- **Written instruction**:
Using the listing below, output only the lines from the one that contains "Emit a Python" through the one that contains "plt.rcParams['font.family'] = ['Roboto', 'DejaVu", inclusive, exactly as given and without images.

-- start Exercise inputs --

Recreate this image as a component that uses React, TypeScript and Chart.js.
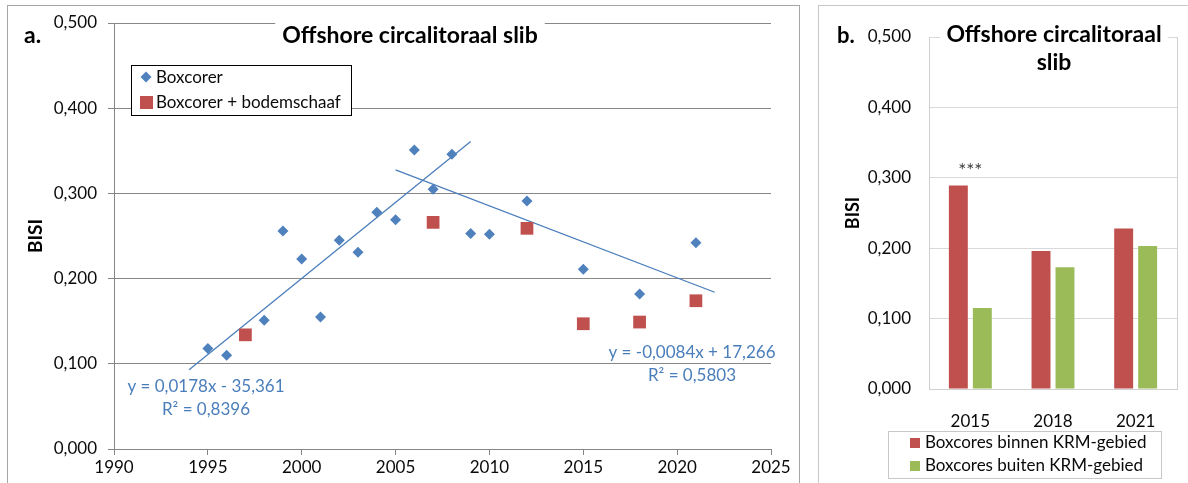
import React, { useEffect, useRef } from 'react';
import { Chart, registerables } from 'chart.js';
Chart.register(...registerables);

// ---------- Data ----------
const boxcorerYears = [1995, 1996, 1998, 1999, 2000, 2001, 2002, 2003, 2004, 2005, 2006, 2007, 2008, 2009, 2010, 2012, 2015, 2018, 2021];
const boxcorerBISI = [0.118, 0.110, 0.151, 0.256, 0.223, 0.155, 0.245, 0.231, 0.278, 0.269, 0.351, 0.305, 0.346, 0.253, 0.252, 0.291, 0.211, 0.182, 0.242];
const bodemschaafYears = [1997, 2007, 2012, 2015, 2018, 2021];
const bodemschaafBISI = [0.134, 0.266, 0.259, 0.147, 0.149, 0.174];
const trendUpYears = [1994, 2009];
const trendUpBISI = [0.093, 0.361];
const trendDownYears = [2005, 2022];
const trendDownBISI = [0.3275, 0.184];
const trendUpLabel = ['y = 0,0178x - 35,361', 'R² = 0,8396'];
const trendDownLabel = ['y = -0,0084x + 17,266', 'R² = 0,5803'];

const barCategories = ['2015', '2018', '2021'];
const binnenKRM = [0.289, 0.196, 0.228];
const buitenKRM = [0.115, 0.173, 0.203];
const significance = ['***', '', ''];

const yMin = 0;
const yMax = 0.5;
const yStep = 0.1;
const xMin = 1990;
const xMax = 2025;
const xStep = 5;

const BLUE = '#4F81BD';
const RED = '#C0504D';
const GREEN = '#9BBB59';
const EQ = '#4A7EBB';
const FONT = 'Lato, "Open Sans", sans-serif';
const TXT = '#0a0a0a';

const fmt = (v: number) => v.toFixed(3).replace('.', ',');

const toXY = (xs: number[], ys: number[]) => xs.map((x, i) => ({ x, y: ys[i] }));

function drawRotated(ctx: CanvasRenderingContext2D, text: string, x: number, y: number, font: string) {
  ctx.save();
  ctx.translate(x, y);
  ctx.rotate(-Math.PI / 2);
  ctx.font = font;
  ctx.fillStyle = '#000';
  ctx.textAlign = 'center';
  ctx.textBaseline = 'middle';
  ctx.fillText(text, 0, 0);
  ctx.restore();
}

const scatterDecor = {
  id: 'scatterDecor',
  afterDraw(chart: any) {
    const ctx: CanvasRenderingContext2D = chart.ctx;
    ctx.save();
    // title with white background
    ctx.font = `bold 23px ${FONT}`;
    const title = 'Offshore circalitoraal slib';
    const tw = ctx.measureText(title).width;
    const tx = 410;
    const ty = 36;
    ctx.fillStyle = '#fff';
    ctx.fillRect(tx - tw / 2 - 7, ty - 16, tw + 14, 32);
    ctx.fillStyle = '#000';
    ctx.textAlign = 'center';
    ctx.textBaseline = 'middle';
    ctx.fillText(title, tx, ty);
    // panel letter
    ctx.textAlign = 'left';
    ctx.fillText('a.', 24, 36);
    // y title
    drawRotated(ctx, 'BISI', 36, (chart.chartArea.top + chart.chartArea.bottom) / 2, `bold 19px ${FONT}`);

    // legend
    const lx = 131, ly = 65, lw = 220, lh = 50;
    ctx.fillStyle = '#fff';
    ctx.fillRect(lx, ly, lw, lh);
    ctx.strokeStyle = '#000';
    ctx.lineWidth = 1;
    ctx.strokeRect(lx + 0.5, ly + 0.5, lw, lh);
    ctx.font = `17px ${FONT}`;
    ctx.textAlign = 'left';
    ctx.textBaseline = 'middle';
    const ds = chart.data.datasets;
    // diamond
    ctx.fillStyle = BLUE;
    ctx.beginPath();
    ctx.moveTo(146, 77 - 5.5);
    ctx.lineTo(146 + 5.5, 77);
    ctx.lineTo(146, 77 + 5.5);
    ctx.lineTo(146 - 5.5, 77);
    ctx.closePath();
    ctx.fill();
    ctx.fillStyle = TXT;
    ctx.fillText(ds[0].label, 156, 78);
    ctx.fillStyle = RED;
    ctx.fillRect(140, 96, 13, 13);
    ctx.fillStyle = TXT;
    ctx.fillText(ds[1].label, 156, 103);

    // equations
    ctx.fillStyle = EQ;
    ctx.textAlign = 'center';
    ctx.font = `17px ${FONT}`;
    ctx.fillText(trendUpLabel[0], 206, 387);
    ctx.fillText(trendUpLabel[1], 206, 410);
    ctx.fillText(trendDownLabel[0], 692, 353);
    ctx.fillText(trendDownLabel[1], 692, 376);
    ctx.restore();
  },
};

const barDecor = {
  id: 'barDecor',
  afterDraw(chart: any) {
    const ctx: CanvasRenderingContext2D = chart.ctx;
    const area = chart.chartArea;
    ctx.save();
    // right border of plot area
    ctx.strokeStyle = '#D0D0D0';
    ctx.lineWidth = 1;
    ctx.beginPath();
    ctx.moveTo(area.right + 0.5, area.top);
    ctx.lineTo(area.right + 0.5, area.bottom);
    ctx.stroke();

    // title
    ctx.font = `bold 23px ${FONT}`;
    const cx = (area.left + area.right) / 2 + 1;
    const l1 = 'Offshore circalitoraal';
    const tw = ctx.measureText(l1).width;
    ctx.fillStyle = '#fff';
    ctx.fillRect(cx - tw / 2 - 6, 18, tw + 12, 60);
    ctx.fillStyle = '#000';
    ctx.textAlign = 'center';
    ctx.textBaseline = 'middle';
    ctx.fillText(l1, cx, 35);
    ctx.fillText('slib', cx, 63);
    ctx.textAlign = 'left';
    ctx.font = `bold 22px ${FONT}`;
    ctx.fillText('b.', 32, 36);
    drawRotated(ctx, 'BISI', 48, (area.top + area.bottom) / 2, `bold 18px ${FONT}`);

    // significance
    const xs = chart.scales.x;
    const ys = chart.scales.y;
    ctx.font = `19px ${FONT}`;
    ctx.fillStyle = '#404040';
    ctx.textAlign = 'center';
    significance.forEach((s, i) => {
      if (!s) return;
      const top = Math.max(binnenKRM[i], buitenKRM[i]);
      ctx.fillText(s, xs.getPixelForValue(i), ys.getPixelForValue(top) - 15);
    });

    // legend
    const lx = 83, ly = 431, lw = 273, lh = 47;
    ctx.fillStyle = '#fff';
    ctx.fillRect(lx, ly, lw, lh);
    ctx.strokeStyle = '#C8C8C8';
    ctx.strokeRect(lx + 0.5, ly + 0.5, lw, lh);
    ctx.font = `17px ${FONT}`;
    ctx.textAlign = 'left';
    const ds = chart.data.datasets;
    ctx.fillStyle = RED;
    ctx.fillRect(105, 438, 10, 10);
    ctx.fillStyle = TXT;
    ctx.fillText(ds[0].label, 120, 443);
    ctx.fillStyle = GREEN;
    ctx.fillRect(105, 461, 10, 10);
    ctx.fillStyle = TXT;
    ctx.fillText(ds[1].label, 120, 466);
    ctx.restore();
  },
};

function ScatterPanel() {
  const ref = useRef<HTMLCanvasElement>(null);
  useEffect(() => {
    const chart = new Chart(ref.current!, {
      type: 'scatter',
      data: {
        datasets: [
          {
            label: 'Boxcorer',
            data: toXY(boxcorerYears, boxcorerBISI),
            pointStyle: 'rectRot',
            radius: 5.5,
            backgroundColor: BLUE,
            borderColor: BLUE,
            borderWidth: 0,
          },
          {
            label: 'Boxcorer + bodemschaaf',
            data: toXY(bodemschaafYears, bodemschaafBISI),
            pointStyle: 'rect',
            radius: 9,
            backgroundColor: RED,
            borderColor: RED,
            borderWidth: 0,
          },
          {
            label: 'trend1',
            data: toXY(trendUpYears, trendUpBISI),
            showLine: true,
            radius: 0,
            borderColor: EQ,
            borderWidth: 1.3,
          },
          {
            label: 'trend2',
            data: toXY(trendDownYears, trendDownBISI),
            showLine: true,
            radius: 0,
            borderColor: EQ,
            borderWidth: 1.3,
          },
        ],
      },
      options: {
        animation: false,
        responsive: false,
        devicePixelRatio: 1,
        layout: { padding: { top: 23, right: 34, left: 0, bottom: 0 } },
        plugins: { legend: { display: false }, tooltip: { enabled: false }, title: { display: false } },
        scales: {
          x: {
            type: 'linear',
            min: xMin,
            max: xMax,
            afterFit: (s: any) => { s.height = 34; },
            ticks: { stepSize: xStep, color: TXT, font: { family: FONT, size: 17 }, padding: 2, callback: (v: any) => String(v) },
            grid: { drawOnChartArea: false, drawTicks: true, tickLength: 6, color: '#878787' },
            border: { color: '#878787' },
          },
          y: {
            min: yMin,
            max: yMax,
            afterFit: (s: any) => { s.width = 114; },
            ticks: { stepSize: yStep, color: TXT, font: { family: FONT, size: 17 }, padding: 11, callback: (v: any) => fmt(Number(v)) },
            grid: { color: '#878787', tickLength: 6 },
            border: { color: '#878787' },
          },
        },
      },
      plugins: [scatterDecor],
    } as any);
    return () => chart.destroy();
  }, []);
  return <canvas ref={ref} width={805} height={483} style={{ position: 'absolute', left: 0, top: 0, width: 805, height: 483 }} />;
}

function BarPanel() {
  const ref = useRef<HTMLCanvasElement>(null);
  useEffect(() => {
    const chart = new Chart(ref.current!, {
      type: 'bar',
      data: {
        labels: barCategories,
        datasets: [
          { label: 'Boxcores binnen KRM-gebied', data: binnenKRM, backgroundColor: RED, categoryPercentage: 0.58, barPercentage: 0.79 },
          { label: 'Boxcores buiten KRM-gebied', data: buitenKRM, backgroundColor: GREEN, categoryPercentage: 0.58, barPercentage: 0.79 },
        ],
      },
      options: {
        animation: false,
        responsive: false,
        devicePixelRatio: 1,
        layout: { padding: { top: 37, right: 11, left: 0, bottom: 0 } },
        plugins: { legend: { display: false }, tooltip: { enabled: false }, title: { display: false } },
        scales: {
          x: {
            afterFit: (s: any) => { s.height = 94; },
            ticks: { color: TXT, font: { family: FONT, size: 17 }, padding: 14 },
            grid: { display: false },
            border: { color: '#D0D0D0' },
          },
          y: {
            min: yMin,
            max: yMax,
            afterFit: (s: any) => { s.width = 124; },
            ticks: { stepSize: yStep, color: TXT, font: { family: FONT, size: 17 }, padding: 18, callback: (v: any) => fmt(Number(v)) },
            grid: { color: '#D9D9D9', drawTicks: false },
            border: { color: '#D0D0D0' },
          },
        },
      },
      plugins: [barDecor],
    } as any);
    return () => chart.destroy();
  }, []);
  return <canvas ref={ref} width={383} height={483} style={{ position: 'absolute', left: 805, top: 0, width: 383, height: 483 }} />;
}

export default function App() {
  return (
    <div style={{ position: 'fixed', left: 0, top: 0, width: 1188, height: 483, background: '#fff', overflow: 'hidden' }}>
      <div style={{ position: 'absolute', left: 7, top: 5, width: 793, height: 500, border: '1px solid #A6A6A6', boxSizing: 'border-box' }} />
      <div style={{ position: 'absolute', left: 818, top: 5, width: 400, height: 500, border: '1px solid #C8C8C8', boxSizing: 'border-box' }} />
      <ScatterPanel />
      <BarPanel />
    </div>
  );
}
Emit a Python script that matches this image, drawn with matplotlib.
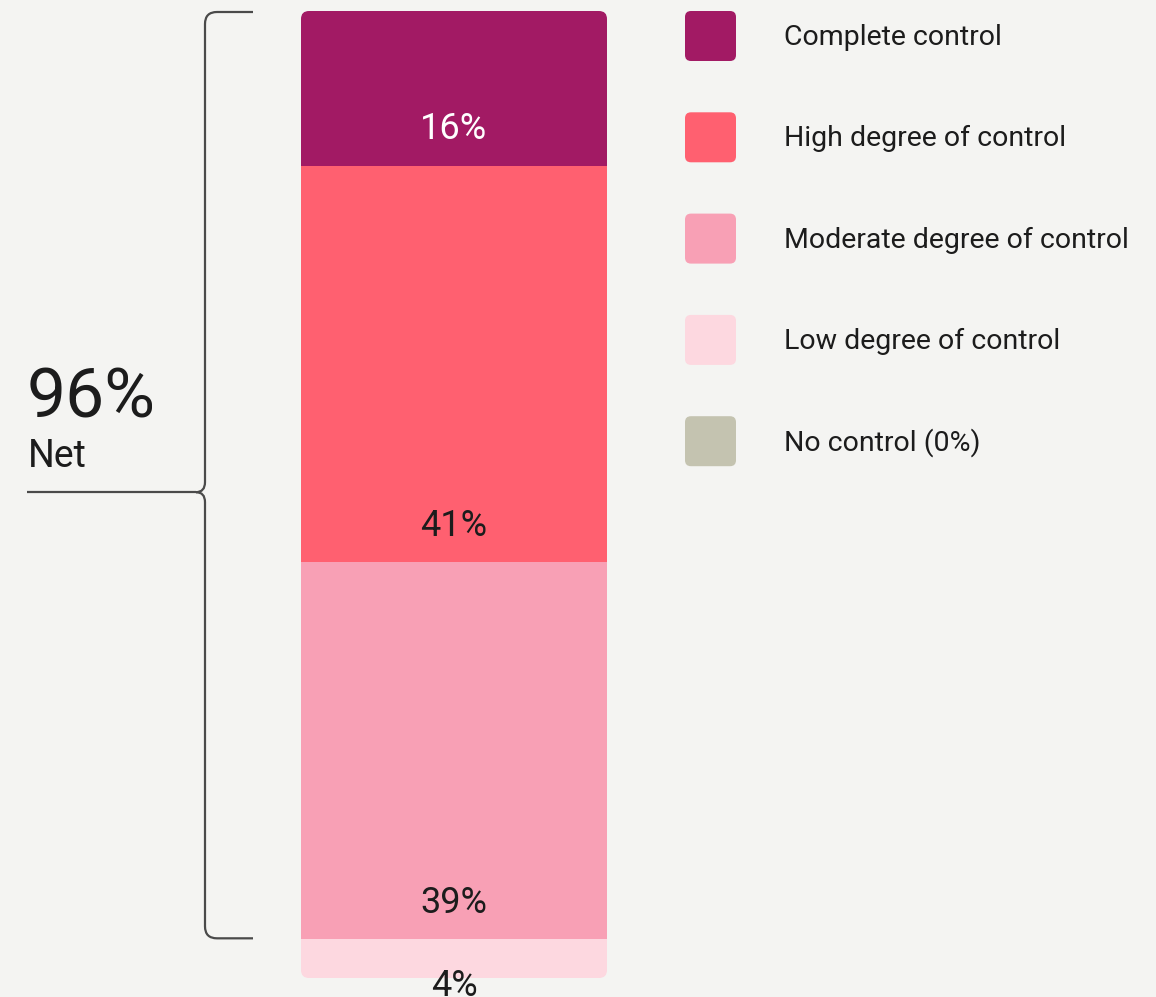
import numpy as np
import matplotlib.pyplot as plt
from matplotlib.patches import FancyBboxPatch, PathPatch
from matplotlib.path import Path

plt.rcParams['font.family'] = ['Roboto', 'DejaVu Sans']

categories = ["Complete control", "High degree of control", "Moderate degree of control",
              "Low degree of control", "No control (0%)"]
shares = [16, 41, 39, 4, 0]
colors = ["#A21A64", "#FF6070", "#F8A0B5", "#FDD8E0", "#C4C3B0"]
value_colors = ["white", "#1c1c1c", "#1c1c1c", "#1c1c1c", "#1c1c1c"]
net_share = sum(shares[:3])

W, H = 1156, 997
bg = "#F4F4F2"
ink = "#1c1c1c"
line = "#4a4a4a"

fig = plt.figure(figsize=(W / 100, H / 100), dpi=100, facecolor=bg)

# pixel-space layer for bracket, headline and legend
ov = fig.add_axes([0, 0, 1, 1])
ov.set_xlim(0, W)
ov.set_ylim(H, 0)
ov.axis('off')

# stacked single bar
ax = fig.add_axes([301 / W, 1 - 978 / H, 306 / W, 967 / H])
ax.set_xlim(-0.5, 0.5)
ax.set_ylim(100, 0)
ax.axis('off')

starts = np.cumsum([0] + shares[:-1])
ends = starts + np.array(shares)
bars = ax.bar([0] * len(shares), shares, bottom=starts, width=1, color=colors, linewidth=0)

to_px = lambda x, y: ov.transData.inverted().transform(ax.transData.transform((x, y)))
x0, y0 = to_px(-0.5, 0)
x1, y1 = to_px(0.5, sum(shares))
clip = FancyBboxPatch((x0, y0), x1 - x0, y1 - y0, boxstyle="round,pad=0,rounding_size=8",
                      transform=ov.transData, facecolor='none', edgecolor='none')
for b in bars:
    b.set_clip_path(clip)

for s, e, v, c in zip(starts, ends, shares, value_colors):
    if v == 0:
        continue
    yc = max(e - 4.1, s + 4.5)
    ax.text(0, yc + 1.35, f"{v}%", ha='center', va='baseline', fontsize=26,
            color=c, clip_on=False)

# curly bracket around the net share
_, top = to_px(0, 0)
_, bot = to_px(0, net_share)
top += 1
bot -= 1
tip = (top + bot) / 2 + 17
xv, xarm, r = 205, 253, 12
verts = [(xarm, top), (xv + r, top), (xv, top), (xv, top + r),
         (xv, tip - 10), (xv, tip), (xv - 9, tip), (xv, tip), (xv, tip + 10),
         (xv, bot - r), (xv, bot), (xv + r, bot), (xarm, bot)]
codes = [Path.MOVETO, Path.LINETO, Path.CURVE3, Path.CURVE3,
         Path.LINETO, Path.CURVE3, Path.CURVE3, Path.CURVE3, Path.CURVE3,
         Path.LINETO, Path.CURVE3, Path.CURVE3, Path.LINETO]
ov.add_patch(PathPatch(Path(verts, codes), facecolor='none', edgecolor=line,
                       linewidth=1.6, capstyle='butt'))
ov.plot([27, xv - 9], [tip, tip], color=line, linewidth=1.6, solid_capstyle='butt')

ov.text(27, 417, f"{net_share}%", fontsize=50, color=ink, va='baseline')
ov.text(28, 467, "Net", fontsize=27, color=ink, va='baseline')

# legend
for i, (name, c) in enumerate(zip(categories, colors)):
    ty = 11 + i * 101.3
    ov.add_patch(FancyBboxPatch((685, ty), 51, 50, boxstyle="round,pad=0,rounding_size=6",
                                facecolor=c, edgecolor='none'))
    ov.text(784, ty + 34, name, fontsize=20.5, color=ink, va='baseline')

fig.savefig('out.png', dpi=100, facecolor=bg)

-- end Exercise inputs --

- **Final answer**:
Emit a Python script that matches this image, drawn with matplotlib.
import numpy as np
import matplotlib.pyplot as plt
from matplotlib.patches import FancyBboxPatch, PathPatch
from matplotlib.path import Path

plt.rcParams['font.family'] = ['Roboto', 'DejaVu Sans']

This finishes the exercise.